Restate word for word the lines of the records below, starting at the line that contains "Output the Python" and ending at the line that contains "plt.rcParams['font.family'] = ['Liberation", with both of those lines included and nothing else.

RECORD EXTRACTS.
BEGIN

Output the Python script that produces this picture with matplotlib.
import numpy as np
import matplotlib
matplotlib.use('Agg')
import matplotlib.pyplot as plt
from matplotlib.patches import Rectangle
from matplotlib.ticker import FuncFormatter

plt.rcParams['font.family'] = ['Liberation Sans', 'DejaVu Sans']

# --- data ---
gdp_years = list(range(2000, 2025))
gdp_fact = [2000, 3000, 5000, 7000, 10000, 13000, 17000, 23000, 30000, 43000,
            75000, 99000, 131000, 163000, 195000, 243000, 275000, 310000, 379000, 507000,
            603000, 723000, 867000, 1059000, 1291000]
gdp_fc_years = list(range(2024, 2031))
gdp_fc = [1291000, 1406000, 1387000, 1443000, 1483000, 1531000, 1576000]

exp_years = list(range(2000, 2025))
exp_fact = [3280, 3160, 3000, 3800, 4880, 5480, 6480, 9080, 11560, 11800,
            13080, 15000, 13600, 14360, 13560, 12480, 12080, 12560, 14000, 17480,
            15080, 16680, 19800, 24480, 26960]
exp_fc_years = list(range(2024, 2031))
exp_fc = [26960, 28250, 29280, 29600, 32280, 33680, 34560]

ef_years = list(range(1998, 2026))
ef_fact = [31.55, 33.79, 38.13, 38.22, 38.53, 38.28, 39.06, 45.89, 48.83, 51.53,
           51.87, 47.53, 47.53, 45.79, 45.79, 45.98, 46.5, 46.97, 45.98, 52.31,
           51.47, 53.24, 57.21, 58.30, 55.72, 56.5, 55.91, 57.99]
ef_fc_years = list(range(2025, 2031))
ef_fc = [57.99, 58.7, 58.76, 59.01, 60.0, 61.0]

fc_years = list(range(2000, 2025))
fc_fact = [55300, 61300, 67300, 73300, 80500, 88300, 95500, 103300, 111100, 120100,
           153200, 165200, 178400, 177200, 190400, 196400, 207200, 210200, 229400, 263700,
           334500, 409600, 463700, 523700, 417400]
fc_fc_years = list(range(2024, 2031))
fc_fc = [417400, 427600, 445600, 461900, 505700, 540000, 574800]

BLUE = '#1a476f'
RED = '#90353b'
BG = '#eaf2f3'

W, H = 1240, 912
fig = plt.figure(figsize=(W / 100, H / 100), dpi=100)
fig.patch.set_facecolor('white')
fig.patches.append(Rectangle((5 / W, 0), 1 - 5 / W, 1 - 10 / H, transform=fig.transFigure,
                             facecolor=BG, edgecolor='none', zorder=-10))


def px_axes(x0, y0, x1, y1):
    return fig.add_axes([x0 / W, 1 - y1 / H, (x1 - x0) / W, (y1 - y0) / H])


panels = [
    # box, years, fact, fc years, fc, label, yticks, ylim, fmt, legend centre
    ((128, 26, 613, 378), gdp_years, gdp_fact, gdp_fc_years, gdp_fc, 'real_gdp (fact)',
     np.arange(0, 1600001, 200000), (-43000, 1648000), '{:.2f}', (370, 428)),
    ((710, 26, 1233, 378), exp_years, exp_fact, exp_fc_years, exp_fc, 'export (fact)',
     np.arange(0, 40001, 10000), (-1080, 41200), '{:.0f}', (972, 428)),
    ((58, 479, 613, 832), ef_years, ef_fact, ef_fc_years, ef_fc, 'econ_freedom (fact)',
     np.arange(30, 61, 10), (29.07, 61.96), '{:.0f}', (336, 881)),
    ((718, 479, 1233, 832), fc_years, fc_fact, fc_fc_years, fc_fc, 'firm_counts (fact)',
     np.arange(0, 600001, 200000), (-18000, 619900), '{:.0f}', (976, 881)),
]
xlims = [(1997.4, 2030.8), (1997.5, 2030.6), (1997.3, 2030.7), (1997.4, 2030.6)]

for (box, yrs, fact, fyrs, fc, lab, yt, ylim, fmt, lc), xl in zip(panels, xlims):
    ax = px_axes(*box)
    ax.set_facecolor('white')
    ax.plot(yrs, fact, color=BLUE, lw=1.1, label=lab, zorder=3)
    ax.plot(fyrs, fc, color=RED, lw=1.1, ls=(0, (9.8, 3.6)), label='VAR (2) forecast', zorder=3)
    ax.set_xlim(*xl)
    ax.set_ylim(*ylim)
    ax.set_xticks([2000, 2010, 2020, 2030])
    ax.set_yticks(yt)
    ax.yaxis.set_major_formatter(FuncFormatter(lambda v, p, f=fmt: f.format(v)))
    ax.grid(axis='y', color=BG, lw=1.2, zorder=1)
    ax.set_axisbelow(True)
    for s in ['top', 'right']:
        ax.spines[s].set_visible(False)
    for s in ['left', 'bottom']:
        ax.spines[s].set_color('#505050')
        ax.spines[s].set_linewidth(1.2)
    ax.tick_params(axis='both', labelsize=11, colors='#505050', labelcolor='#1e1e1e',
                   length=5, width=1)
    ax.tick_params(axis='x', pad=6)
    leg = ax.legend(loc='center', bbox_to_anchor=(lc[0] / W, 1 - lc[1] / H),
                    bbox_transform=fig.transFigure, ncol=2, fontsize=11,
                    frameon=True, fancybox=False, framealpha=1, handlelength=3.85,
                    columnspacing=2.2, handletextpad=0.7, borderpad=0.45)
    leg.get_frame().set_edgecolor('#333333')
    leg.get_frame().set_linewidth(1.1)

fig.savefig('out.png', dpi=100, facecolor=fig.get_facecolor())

END
BEGIN

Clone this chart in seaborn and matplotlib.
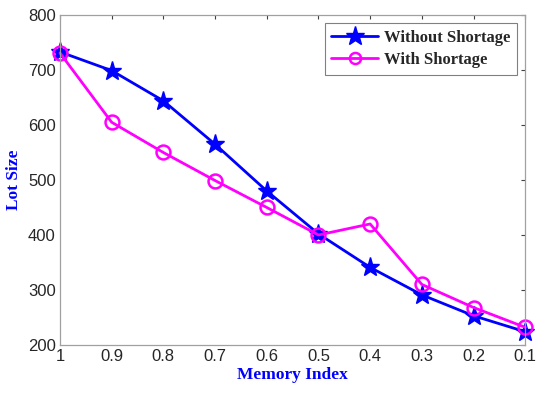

END

SOLUTION TO THIS PROBLEM.
Output the Python script that produces this picture with matplotlib.
import numpy as np
import matplotlib
matplotlib.use('Agg')
import matplotlib.pyplot as plt
from matplotlib.patches import Rectangle
from matplotlib.ticker import FuncFormatter

plt.rcParams['font.family'] = ['Liberation Sans', 'DejaVu Sans']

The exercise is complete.